Né Barros continua a desafiar os limites da expressão artística, fazendo com que esta peça permaneça como testemunho do poder da criatividade interdisciplinar, convidando os espectadores a embarcar numa exploração da experiência humana e numa melhor compreensão do outro.
A dança tem um forte poder na comunidade, trazendo assim uma mensagem de “devolver mais humanidade”, a diretora artística acredita que “funciona quase como um espelho de nós próprios. E ao revermos através do gesto expressivo, simbólico e artístico, permite-nos criar uma dimensão ética com o outro. E é isso que o mundo precisa neste momento. É olharmos o outro”.
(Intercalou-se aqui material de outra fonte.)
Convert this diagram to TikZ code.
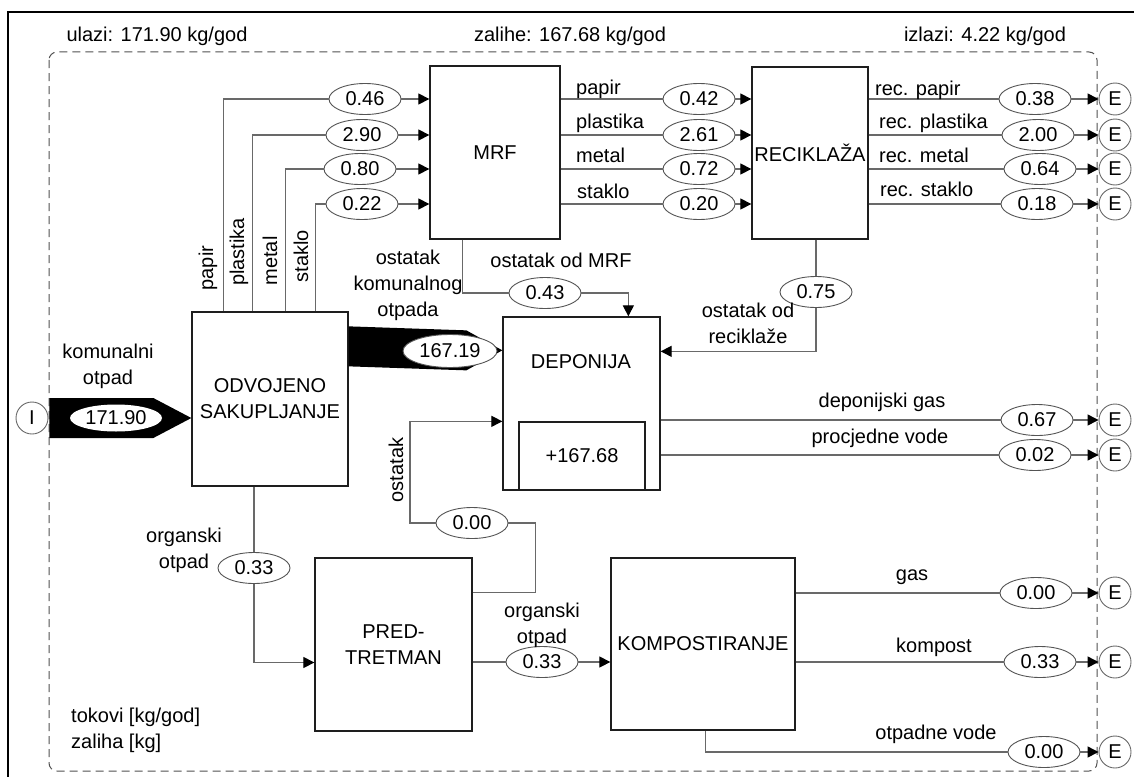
\documentclass[tikz,border=0pt]{standalone}
\usepackage{fontspec}
\setmainfont{Liberation Sans}
\usepackage{tikz}
\usetikzlibrary{shapes,arrows.meta,positioning,calc,shapes.geometric}
\definecolor{mygray}{RGB}{105,105,105}
\definecolor{myframe}{RGB}{30,30,30}
\definecolor{mydash}{RGB}{80,80,80}

\begin{document}
\begin{tikzpicture}[x=1pt, y=-1pt, font=\fontsize{20}{26}\selectfont,
  procbox/.style={draw=myframe, line width=1.3pt, align=center, inner sep=0pt},
  flowval/.style={draw=mygray!80!black, ellipse, fill=white, minimum width=72pt,
                  minimum height=31pt, inner sep=0pt, line width=0.9pt},
  sinknode/.style={draw=mygray, circle, fill=white, minimum size=32pt,
                   inner sep=0pt, line width=0.9pt},
  flowln/.style={draw=mygray, line width=1.2pt},
  flowar/.style={flowln, -{Triangle[length=11pt, width=11pt, color=black]}},
  lbl/.style={inner sep=0pt, align=center}]
  \useasboundingbox (0,0) rectangle (1134,776);

  % frames
  \draw[black, line width=2.5pt] (8,780) -- (8,12) -- (1140,12);
  \draw[mydash, line width=1pt, dash pattern=on 8pt off 5pt, rounded corners=8pt]
       (49,52) rectangle (1097,771);

  % processes
  \node[procbox, minimum width=130pt, minimum height=173pt] (mrf) at (495,152.5) {MRF};
  \node[procbox, minimum width=116pt, minimum height=172pt] (rec) at (810,153) {RECIKLAŽA};
  \node[procbox, minimum width=156pt, minimum height=174pt] (odv) at (270,399) {ODVOJENO\\SAKUPLJANJE};
  \node[procbox, minimum width=157pt, minimum height=173pt] (dep) at (581.5,403.5) {};
  \node[lbl] (deplbl) at (581,362) {DEPONIJA};
  \node[procbox, minimum width=126pt, minimum height=68pt] (stock) at (582,456) {+167.68};
  \node[procbox, minimum width=157pt, minimum height=173pt] (pre) at (393.5,644.5) {PRED-\\TRETMAN};
  \node[procbox, minimum width=184pt, minimum height=172pt] (kom) at (703,644) {KOMPOSTIRANJE};

  % import / export
  \node[sinknode] (src) at (32,418) {I};
  \node[sinknode] (e1) at (1115,99) {E};
  \node[sinknode] (e2) at (1115,135) {E};
  \node[sinknode] (e3) at (1115,169) {E};
  \node[sinknode] (e4) at (1115,204) {E};
  \node[sinknode] (e5) at (1115,420) {E};
  \node[sinknode] (e6) at (1115,455) {E};
  \node[sinknode] (e7) at (1115,593) {E};
  \node[sinknode] (e8) at (1115,662) {E};
  \node[sinknode] (e9) at (1115,752) {E};

  % main flows
  \fill[black] ($(src.east)+(1,-20)$) -- ($(odv.west |- src.east)+(-38,-20)$)
    -- (odv.west |- src.east) -- ($(odv.west |- src.east)+(-38,20)$)
    -- ($(src.east)+(1,20)$) -- cycle;
  \fill[black] ($(odv.north east)+(0,15)$) -- ($(dep.north west)+(-36,14)$)
    -- ($(dep.north west)+(0,34)$) -- ($(dep.north west)+(-36,54)$)
    -- ($(odv.north east)+(0,55)$) -- cycle;
  \node[flowval, draw=none, minimum width=92pt, minimum height=27pt] (v17190) at (116,418) {171.90};
  \node[flowval, minimum width=94pt, minimum height=33pt] (v16719) at (450,351) {167.19};

  % flow values
  \node[flowval] (v046) at (365,99) {0.46};
  \node[flowval] (v290) at (362,135) {2.90};
  \node[flowval] (v080) at (360,169) {0.80};
  \node[flowval] (v022) at (362,204) {0.22};
  \node[flowval] (v042) at (699,99) {0.42};
  \node[flowval] (v261) at (699,135) {2.61};
  \node[flowval] (v072) at (699,169) {0.72};
  \node[flowval] (v020) at (699,204) {0.20};
  \node[flowval] (v038) at (1035,99) {0.38};
  \node[flowval] (v200) at (1038,135) {2.00};
  \node[flowval] (v064) at (1040,169) {0.64};
  \node[flowval] (v018) at (1037,204) {0.18};
  \node[flowval] (v043) at (545,293) {0.43};
  \node[flowval] (v075) at (816,292) {0.75};
  \node[flowval] (v067) at (1037,420) {0.67};
  \node[flowval] (v002) at (1035,455) {0.02};
  \node[flowval] (vorg) at (254,568) {0.33};
  \node[flowval] (vost) at (472,523) {0.00};
  \node[flowval] (vpre) at (542,662) {0.33};
  \node[flowval] (vgas) at (1036,593) {0.00};
  \node[flowval] (vkom) at (1040,662) {0.33};
  \node[flowval] (vvod) at (1044,752) {0.00};

  % separate collection -> MRF
  \draw[flowln] ($(odv.north west)+(32,0)$) |- (v046.west);
  \draw[flowar] (v046) -- (mrf.west |- v046);
  \draw[flowln] ($(odv.north west)+(61,0)$) |- (v290.west);
  \draw[flowar] (v290) -- (mrf.west |- v290);
  \draw[flowln] ($(odv.north west)+(94,0)$) |- (v080.west);
  \draw[flowar] (v080) -- (mrf.west |- v080);
  \draw[flowln] ($(odv.north west)+(124,0)$) |- (v022.west);
  \draw[flowar] (v022) -- (mrf.west |- v022);

  % MRF -> recycling
  \draw[flowln] (mrf.east |- v042) -- (v042);
  \draw[flowar] (v042) -- (rec.west |- v042);
  \draw[flowln] (mrf.east |- v261) -- (v261);
  \draw[flowar] (v261) -- (rec.west |- v261);
  \draw[flowln] (mrf.east |- v072) -- (v072);
  \draw[flowar] (v072) -- (rec.west |- v072);
  \draw[flowln] (mrf.east |- v020) -- (v020);
  \draw[flowar] (v020) -- (rec.west |- v020);

  % recycling -> export
  \draw[flowln] (rec.east |- v038) -- (v038);
  \draw[flowar] (v038) -- (e1);
  \draw[flowln] (rec.east |- v200) -- (v200);
  \draw[flowar] (v200) -- (e2);
  \draw[flowln] (rec.east |- v064) -- (v064);
  \draw[flowar] (v064) -- (e3);
  \draw[flowln] (rec.east |- v018) -- (v018);
  \draw[flowar] (v018) -- (e4);

  % residues to landfill
  \draw[flowln] ($(mrf.south west)+(33,0)$) |- (v043);
  \draw[flowar] (v043) -| ($(dep.north west)+(126,0)$);
  \draw[flowln] (rec.south -| v075) -- (v075);
  \draw[flowar] (v075) |- ($(dep.north east)+(0,35)$);
  \draw[flowln] (dep.east |- v067) -- (v067);
  \draw[flowar] (v067) -- (e5);
  \draw[flowln] (dep.east |- v002) -- (v002);
  \draw[flowar] (v002) -- (e6);

  % organic branch
  \draw[flowln] (odv.south -| vorg) -- (vorg);
  \draw[flowar] (vorg) |- ($(pre.west)+(0,18)$);
  \draw[flowln] ($(pre.north east)+(0,35)$) -- ++(63,0) |- (vost);
  \draw[flowar] (vost) -- ++(-62,0) |- ($(dep.north west)+(0,105)$);
  \draw[flowln] (pre.east |- vpre) -- (vpre);
  \draw[flowar] (vpre) -- (kom.west |- vpre);
  \draw[flowln] (kom.east |- vgas) -- (vgas);
  \draw[flowar] (vgas) -- (e7);
  \draw[flowln] (kom.east |- vkom) -- (vkom);
  \draw[flowar] (vkom) -- (e8);
  \draw[flowln] ($(kom.south west)+(95,0)$) |- (vvod);
  \draw[flowar] (vvod) -- (e9);

  % labels
  \node[lbl] (tin) at (157,36) {ulazi: 171.90 kg/god};
  \node[lbl] (tstock) at (570,36) {zalihe: 167.68 kg/god};
  \node[lbl] (tout) at (985,36) {izlazi: 4.22 kg/god};
  \node[lbl] (lkom) at (108,366) {komunalni\\otpad};
  \node[lbl, rotate=90] (lpap) at (208,268) {papir};
  \node[lbl, rotate=90] (lpla) at (239,252) {plastika};
  \node[lbl, rotate=90] (lmet) at (270,261) {metal};
  \node[lbl, rotate=90] (lsta) at (301,256) {staklo};
  \node[lbl] (lres) at (408,285) {ostatak\\komunalnog\\otpada};
  \node[lbl] (lmrf) at (561,260) {ostatak od MRF};
  \node[lbl, anchor=west] (lp1) at (576,89) {papir};
  \node[lbl, anchor=west] (lp2) at (576,123) {plastika};
  \node[lbl, anchor=west] (lp3) at (576,155) {metal};
  \node[lbl, anchor=west] (lp4) at (577,191) {staklo};
  \node[lbl, anchor=west] (lr1) at (875,90) {rec. papir};
  \node[lbl, anchor=west] (lr2) at (879,123) {rec. plastika};
  \node[lbl, anchor=west] (lr3) at (879,155) {rec. metal};
  \node[lbl, anchor=west] (lr4) at (880,189) {rec. staklo};
  \node[lbl] (lrec) at (748,323) {ostatak od\\reciklaže};
  \node[lbl] (lgas) at (882,402) {deponijski gas};
  \node[lbl] (lvod) at (880,438) {procjedne vode};
  \node[lbl] (lorg) at (184,550) {organski\\otpad};
  \node[lbl, rotate=90] (lost) at (396,470) {ostatak};
  \node[lbl] (lorg2) at (542,625) {organski\\otpad};
  \node[lbl] (lkg) at (912,577) {gas};
  \node[lbl] (lkp) at (934,647) {kompost};
  \node[lbl] (lov) at (936,734) {otpadne vode};
  \node[lbl, align=left, anchor=west] (lunit) at (71,730) {tokovi [kg/god]\\zaliha [kg]};
\end{tikzpicture}
\end{document}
Uma música inspirada na Lua
A sinfonia única que se faz ouvir ao longo da performance tem como instrumento, o saxofone, dominado por Henrique Portovedo e a mesa de som regida por José Alberto Gomes. A música, composta exclusivamente para este espetáculo, traz consigo sensações que só quem assiste sente. José Alberto Gomes é o compositor da canção, também chamada “IO”, diz que esta melodia “é uma referência à lua”, pois este também é o nome de uma das quatro grandes luas de Júpiter que, apesar de estar localizada numa região gélida, caracteriza-se por ser o local com maior atividade vulcânica do Sistema Solar. Sendo assim, a lua é “uma referência a este ambiente que temos distante, estéreo, mas também com muita atividade”, deste modo o som transmite sensações que nos fazem sentir num ambiente espacial.
Museu Nacional Soares dos Reis como palco de dança
O ritmo da música vai aumentando, o respirar dos bailarinos faz-se sentir na sala, juntamente com o silêncio de quem assiste ao espetáculo. Uma das espectadoras é Teresa Brito, que se mostra bastante satisfeita com o que acaba de ver. O Museu Nacional Soares dos Reis serviu de palco para este espetáculo cheio de criatividade e emoções. A espectadora manifesta o seu agrado com esta iniciativa, afirmando que estas fazem fomentar a cultura no Porto e que é uma forma de as pessoas “começarem a conhecer ou tomarem contato com a dança”. Acredita que esta é uma forma de valorizar a dança e de demonstrar que na cultura há espaço para esta arte. E, por fim, diz-nos que “a cultura é essencial para sempre na sociedade”.